About the hydro-mechanics of fractures and fracture networks in rocks

A comprehensive understanding of the physical properties of seismic waves (like dispersive phase velocities and/or attenuation) in fractured porous rocks is important in various fields like hydrocarbon and geothermal exploration/exploitation or water reservoir management. E.g. characterization of subsurface fluid flow requires accounting for hydromechanical coupling between fluid-pressure variations in conduits and related rock deformation.
In this presentation, modeling aspects and numerical simulations of a (weakly) compressible fluid along compliant hydraulic conduits, such as joints or fractures/fracture networks, are investigated. In order to efficiently describe transport processes andpressure diffusion through fractures with realistic geometries, i.e., characterized by high aspect ratios, a hybrid-dimensional approach is discussed and applied to harmonic pumping tests. Further, it will be shown that this modeling approach could be also applied to derive effective hydro-mechanical properties of reservoir rocks on the REV scale in an
efficient way. The consistent computational homogenization approach is therefore based on an extended Hill-Mandel macrohomogeneity condition. In the numerical studies, synthetic fracture networks in a periodic unit cell are stochastically generated representing typical reservoir scenarios. The resulting fluid-filled (fractured) poroelastic rock is numerically investigated by coupled Finite Element Methods. From the numerical results in the time-domain, we determine an effective pseudo-Skempton coefficient using computational homogenization approaches to replace the heterogeneous medium by a macroscopic, homogeneous viscoelastic substitute medium. The effective pseudo-Skempton coefficient captures two viscous attenuation phenomena, pressure diffusion
parallel to the fractures and leak-off perpendicular to the fractures. The two attenuation mechanisms are caused by viscous solid-fluid momentum interaction but are related to different inherent diffusion lengths and characteristic times (or frequencies). We discuss how the analysis of the effective pseudo-Skempton coefficient in frequency space provides a valuable tool for the analysis of interconnectivity of fracture networks and for the determination of aspect ratios of fractures in reservoirs.

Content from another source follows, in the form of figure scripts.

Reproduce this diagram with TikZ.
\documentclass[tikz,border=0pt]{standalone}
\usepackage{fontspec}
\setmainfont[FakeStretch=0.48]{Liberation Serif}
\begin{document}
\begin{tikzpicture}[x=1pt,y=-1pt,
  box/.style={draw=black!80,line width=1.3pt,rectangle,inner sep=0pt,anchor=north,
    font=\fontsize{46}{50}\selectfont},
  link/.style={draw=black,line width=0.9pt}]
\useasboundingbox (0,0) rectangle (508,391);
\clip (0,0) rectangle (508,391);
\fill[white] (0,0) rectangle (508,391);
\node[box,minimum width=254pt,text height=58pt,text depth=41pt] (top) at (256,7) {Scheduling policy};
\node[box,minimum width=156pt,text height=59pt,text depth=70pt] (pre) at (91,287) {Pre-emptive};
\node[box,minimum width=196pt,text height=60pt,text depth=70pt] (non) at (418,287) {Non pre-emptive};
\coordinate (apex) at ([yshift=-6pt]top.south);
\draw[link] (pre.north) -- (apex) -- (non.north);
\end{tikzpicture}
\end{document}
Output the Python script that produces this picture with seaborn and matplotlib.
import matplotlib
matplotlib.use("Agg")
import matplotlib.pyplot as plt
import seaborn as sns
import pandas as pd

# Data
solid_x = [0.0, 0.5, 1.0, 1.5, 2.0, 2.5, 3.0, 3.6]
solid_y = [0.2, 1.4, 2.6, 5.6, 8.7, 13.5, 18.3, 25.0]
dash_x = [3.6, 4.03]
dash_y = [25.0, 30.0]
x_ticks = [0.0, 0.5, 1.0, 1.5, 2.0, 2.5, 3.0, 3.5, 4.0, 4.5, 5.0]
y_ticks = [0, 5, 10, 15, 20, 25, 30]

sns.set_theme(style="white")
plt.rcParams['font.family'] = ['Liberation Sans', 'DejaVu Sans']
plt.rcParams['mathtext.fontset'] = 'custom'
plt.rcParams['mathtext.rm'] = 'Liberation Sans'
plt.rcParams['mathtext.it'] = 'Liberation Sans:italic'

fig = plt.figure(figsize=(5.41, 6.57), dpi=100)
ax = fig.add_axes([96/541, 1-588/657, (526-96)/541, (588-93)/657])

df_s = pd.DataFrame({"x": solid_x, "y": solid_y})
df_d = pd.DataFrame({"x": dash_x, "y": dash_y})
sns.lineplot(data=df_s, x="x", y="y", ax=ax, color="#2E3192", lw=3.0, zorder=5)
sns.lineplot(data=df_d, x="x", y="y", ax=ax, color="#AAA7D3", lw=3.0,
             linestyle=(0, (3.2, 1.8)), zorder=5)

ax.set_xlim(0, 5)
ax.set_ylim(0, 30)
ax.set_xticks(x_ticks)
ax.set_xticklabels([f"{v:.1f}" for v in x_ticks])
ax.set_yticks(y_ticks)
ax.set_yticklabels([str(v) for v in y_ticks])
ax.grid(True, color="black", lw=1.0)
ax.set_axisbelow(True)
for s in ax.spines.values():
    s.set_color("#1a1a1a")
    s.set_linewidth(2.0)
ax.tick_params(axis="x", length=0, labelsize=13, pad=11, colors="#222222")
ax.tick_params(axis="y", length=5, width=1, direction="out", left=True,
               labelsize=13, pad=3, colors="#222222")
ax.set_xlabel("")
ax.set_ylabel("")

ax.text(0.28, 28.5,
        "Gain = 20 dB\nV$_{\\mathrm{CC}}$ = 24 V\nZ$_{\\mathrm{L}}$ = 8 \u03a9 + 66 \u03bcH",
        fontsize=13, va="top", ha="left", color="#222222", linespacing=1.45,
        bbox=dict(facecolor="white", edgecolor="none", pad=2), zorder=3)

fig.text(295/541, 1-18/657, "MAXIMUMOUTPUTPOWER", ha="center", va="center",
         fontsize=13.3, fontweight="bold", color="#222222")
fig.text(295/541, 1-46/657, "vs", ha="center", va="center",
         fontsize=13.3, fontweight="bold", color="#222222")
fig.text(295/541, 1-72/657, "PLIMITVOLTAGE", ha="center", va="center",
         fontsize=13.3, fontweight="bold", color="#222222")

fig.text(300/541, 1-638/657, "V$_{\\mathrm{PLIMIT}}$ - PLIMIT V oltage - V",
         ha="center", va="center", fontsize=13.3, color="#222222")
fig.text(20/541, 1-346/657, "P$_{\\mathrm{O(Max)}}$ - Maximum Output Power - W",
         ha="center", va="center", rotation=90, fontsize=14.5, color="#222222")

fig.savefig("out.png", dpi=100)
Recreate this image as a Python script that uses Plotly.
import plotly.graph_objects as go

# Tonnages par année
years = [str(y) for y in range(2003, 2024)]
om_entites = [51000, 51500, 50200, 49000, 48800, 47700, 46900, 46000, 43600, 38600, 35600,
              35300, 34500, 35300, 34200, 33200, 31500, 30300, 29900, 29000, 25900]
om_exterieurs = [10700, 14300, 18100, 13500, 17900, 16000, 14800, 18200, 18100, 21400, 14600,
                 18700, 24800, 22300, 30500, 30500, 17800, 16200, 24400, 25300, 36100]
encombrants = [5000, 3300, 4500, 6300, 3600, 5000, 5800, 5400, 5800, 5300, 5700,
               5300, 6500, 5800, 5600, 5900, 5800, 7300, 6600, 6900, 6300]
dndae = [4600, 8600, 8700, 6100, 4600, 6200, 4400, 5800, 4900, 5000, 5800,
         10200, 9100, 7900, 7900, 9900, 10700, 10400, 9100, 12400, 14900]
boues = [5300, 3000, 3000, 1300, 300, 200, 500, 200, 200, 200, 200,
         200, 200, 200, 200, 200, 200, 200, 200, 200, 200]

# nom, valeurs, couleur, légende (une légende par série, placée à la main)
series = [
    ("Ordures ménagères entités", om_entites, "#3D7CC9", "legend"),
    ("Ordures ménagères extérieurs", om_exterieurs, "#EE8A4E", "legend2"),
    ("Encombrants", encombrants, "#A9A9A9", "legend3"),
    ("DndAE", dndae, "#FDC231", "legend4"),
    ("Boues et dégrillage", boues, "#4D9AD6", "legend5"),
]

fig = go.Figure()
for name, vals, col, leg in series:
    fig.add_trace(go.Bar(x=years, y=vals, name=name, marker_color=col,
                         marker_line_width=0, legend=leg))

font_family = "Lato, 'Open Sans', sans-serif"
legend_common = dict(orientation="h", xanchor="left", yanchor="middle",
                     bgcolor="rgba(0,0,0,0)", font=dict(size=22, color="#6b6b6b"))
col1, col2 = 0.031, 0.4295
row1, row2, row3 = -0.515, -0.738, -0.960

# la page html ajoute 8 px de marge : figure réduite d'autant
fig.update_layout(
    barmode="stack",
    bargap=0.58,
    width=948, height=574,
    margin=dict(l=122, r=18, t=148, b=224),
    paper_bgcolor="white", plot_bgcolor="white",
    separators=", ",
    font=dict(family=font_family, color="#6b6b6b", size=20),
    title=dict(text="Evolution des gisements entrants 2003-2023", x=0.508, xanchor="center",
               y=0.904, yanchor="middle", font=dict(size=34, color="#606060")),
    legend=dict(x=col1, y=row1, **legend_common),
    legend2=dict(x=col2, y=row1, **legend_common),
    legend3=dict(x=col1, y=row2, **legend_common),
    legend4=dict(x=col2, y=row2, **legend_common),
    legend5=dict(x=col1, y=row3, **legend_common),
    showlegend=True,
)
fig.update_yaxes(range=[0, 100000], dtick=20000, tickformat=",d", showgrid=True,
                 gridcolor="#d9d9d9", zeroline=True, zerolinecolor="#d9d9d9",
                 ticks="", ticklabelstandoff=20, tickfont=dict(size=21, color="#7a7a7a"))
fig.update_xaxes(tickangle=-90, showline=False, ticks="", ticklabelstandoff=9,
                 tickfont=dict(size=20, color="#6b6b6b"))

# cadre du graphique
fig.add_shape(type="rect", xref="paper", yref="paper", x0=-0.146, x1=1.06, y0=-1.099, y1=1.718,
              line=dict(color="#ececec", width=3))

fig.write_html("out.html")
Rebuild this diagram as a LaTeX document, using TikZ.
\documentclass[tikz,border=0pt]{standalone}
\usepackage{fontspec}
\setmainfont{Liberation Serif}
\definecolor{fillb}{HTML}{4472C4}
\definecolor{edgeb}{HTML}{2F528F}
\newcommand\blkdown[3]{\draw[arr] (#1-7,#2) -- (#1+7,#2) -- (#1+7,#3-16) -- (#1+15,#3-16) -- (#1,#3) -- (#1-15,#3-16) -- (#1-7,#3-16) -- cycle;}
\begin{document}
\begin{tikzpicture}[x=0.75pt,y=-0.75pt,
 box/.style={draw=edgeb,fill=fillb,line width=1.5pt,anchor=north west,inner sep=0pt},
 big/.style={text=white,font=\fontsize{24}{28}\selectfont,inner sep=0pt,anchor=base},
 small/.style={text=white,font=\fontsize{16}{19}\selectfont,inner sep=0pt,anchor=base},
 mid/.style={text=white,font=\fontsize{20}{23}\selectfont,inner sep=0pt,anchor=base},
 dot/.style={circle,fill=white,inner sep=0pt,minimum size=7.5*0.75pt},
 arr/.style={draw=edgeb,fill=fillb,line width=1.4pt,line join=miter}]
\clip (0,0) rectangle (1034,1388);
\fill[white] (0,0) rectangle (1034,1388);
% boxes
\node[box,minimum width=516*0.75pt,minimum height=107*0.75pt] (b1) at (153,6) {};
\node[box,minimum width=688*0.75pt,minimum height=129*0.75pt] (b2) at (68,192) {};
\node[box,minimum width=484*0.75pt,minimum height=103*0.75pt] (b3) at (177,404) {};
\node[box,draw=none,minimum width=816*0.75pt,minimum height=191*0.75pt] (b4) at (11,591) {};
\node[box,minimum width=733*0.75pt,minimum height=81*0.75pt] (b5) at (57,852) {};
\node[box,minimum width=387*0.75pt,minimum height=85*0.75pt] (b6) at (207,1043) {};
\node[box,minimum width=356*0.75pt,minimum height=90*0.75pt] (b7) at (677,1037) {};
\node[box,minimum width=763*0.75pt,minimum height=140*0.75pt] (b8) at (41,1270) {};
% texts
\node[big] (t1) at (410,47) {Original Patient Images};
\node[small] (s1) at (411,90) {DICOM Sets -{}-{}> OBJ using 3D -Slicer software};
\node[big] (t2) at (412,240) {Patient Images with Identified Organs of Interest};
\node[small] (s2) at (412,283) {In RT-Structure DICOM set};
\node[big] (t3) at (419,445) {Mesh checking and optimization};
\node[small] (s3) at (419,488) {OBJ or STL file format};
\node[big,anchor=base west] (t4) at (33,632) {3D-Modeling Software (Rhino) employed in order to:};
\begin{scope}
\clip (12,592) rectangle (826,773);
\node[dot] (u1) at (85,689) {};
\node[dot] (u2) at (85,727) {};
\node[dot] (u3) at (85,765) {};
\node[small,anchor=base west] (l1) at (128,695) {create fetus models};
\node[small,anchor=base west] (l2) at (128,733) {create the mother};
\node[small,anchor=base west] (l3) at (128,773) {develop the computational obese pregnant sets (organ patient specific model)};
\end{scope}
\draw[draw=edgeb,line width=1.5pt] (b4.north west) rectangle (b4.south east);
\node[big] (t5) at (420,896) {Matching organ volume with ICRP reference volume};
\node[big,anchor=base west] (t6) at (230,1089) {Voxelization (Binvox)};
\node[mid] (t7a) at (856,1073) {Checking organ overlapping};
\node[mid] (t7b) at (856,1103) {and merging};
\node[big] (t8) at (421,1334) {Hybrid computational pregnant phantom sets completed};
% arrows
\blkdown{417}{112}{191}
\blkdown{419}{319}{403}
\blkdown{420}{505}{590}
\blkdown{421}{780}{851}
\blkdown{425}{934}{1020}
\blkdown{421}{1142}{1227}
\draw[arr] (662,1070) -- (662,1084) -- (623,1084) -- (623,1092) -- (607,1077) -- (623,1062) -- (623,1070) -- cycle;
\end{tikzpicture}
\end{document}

Short Bio : Prof. Dr.-Ing. Holger Steeb got his Civil Engineefing Degree from University of Stuttgart, Germany in 1995. In 2002 he obtained his doctoral degree in Engineering from University of Stuttgart and in 2008, his habilitation degree in Mechanics, at Saarland University, Saarbrücken, Germany.
In 2004 he was a Post-Doc Fellow at Faculty of Applied Mathematics and Phisics, NTUA Athens, Greece and between 2002-2008 Academic Staff and Lecturer at Saarland, University, Saarbrücken.
From 2008-2009 he was an assistant Professore for Multi-Scale Mechanics at University of Twente, Enschede, The Netherlands. From 2009-2015 he was Professor for Continuum Mechanics, Ruhr-University Bochum, Germany and since 2015 he is Professor for Computational Continuum Mechanics, Institute of Mechanics, University of Stuttgart.